Be aware of the dynamics when you are strumming too. Usually, the 'down' strum is on the 1st or 3rd beat of the bar, whereas the 'up' strum is on the 2nd and 4th. In most songs, you want to accentuate the 1st and/or the 3rd beat whilst keeping the 2nd/4th softer.

However in certain Latin beats etc., the opposite is true. You simply have to change your strumming dynamics to match the song and the mood.

Don't forget too, that sitting 'above and behind' the guitar, you might not be hearing what your audience is hearing right in front of the guitar. I strongly suggest that you record yourself playing and listen back to it carefully. You can pick up any irregularities in your picking style this way, and find areas to work on.

Doesn't have to be a high tech recording studio job. Even if you use your iPhone on the table in front of you to record when you play - you will definitely learn a lot. It might actually shock you at first (as it did to me the first time I heard a recording of my playing), but trust me, that is the best way to make your playing a lot easier to listen to for others. Best of luck!


It's common for the upstroke to be lighter, quieter, and more trebly than the downstroke.

For example, try hitting only the lowest bass note of a chord on the downstroke, and hit 2-3 of the higher strings on the upstroke. You could also do the opposite, strumming all 6 strings on the downstroke but only 1 treble string on the upstroke.

In a more complex strumming pattern, you might mix some of both, for example,

  1. Downbeat: hard on the lowest string in the chord
  2. Backbeat: down hard and up again lightly on the high 3 strings
  3. Beat 3: medium-hard on the second-lowest string in the chord
  4. backbeat: repeat #2

I think that's kind of a standard folk/bluegrass/country pattern, but you can vary it a lot.

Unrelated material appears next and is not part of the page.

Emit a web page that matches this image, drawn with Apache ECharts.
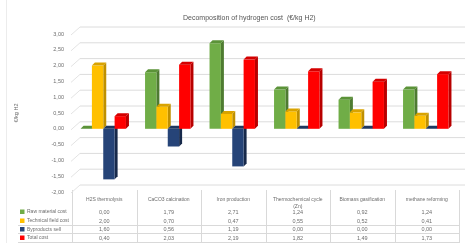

I never really think about pick angle... just use the angle that makes the sound you want.


In guitar picking you often want a sizable amount of rotation of the wrist; i.e. rotation whose axis is along the forearm. If you do this, then, on the down stroke the pick will be properly angled for striking the thicker strings, and conversely the pick will be properly angled for striking the thinner strings on the upstroke.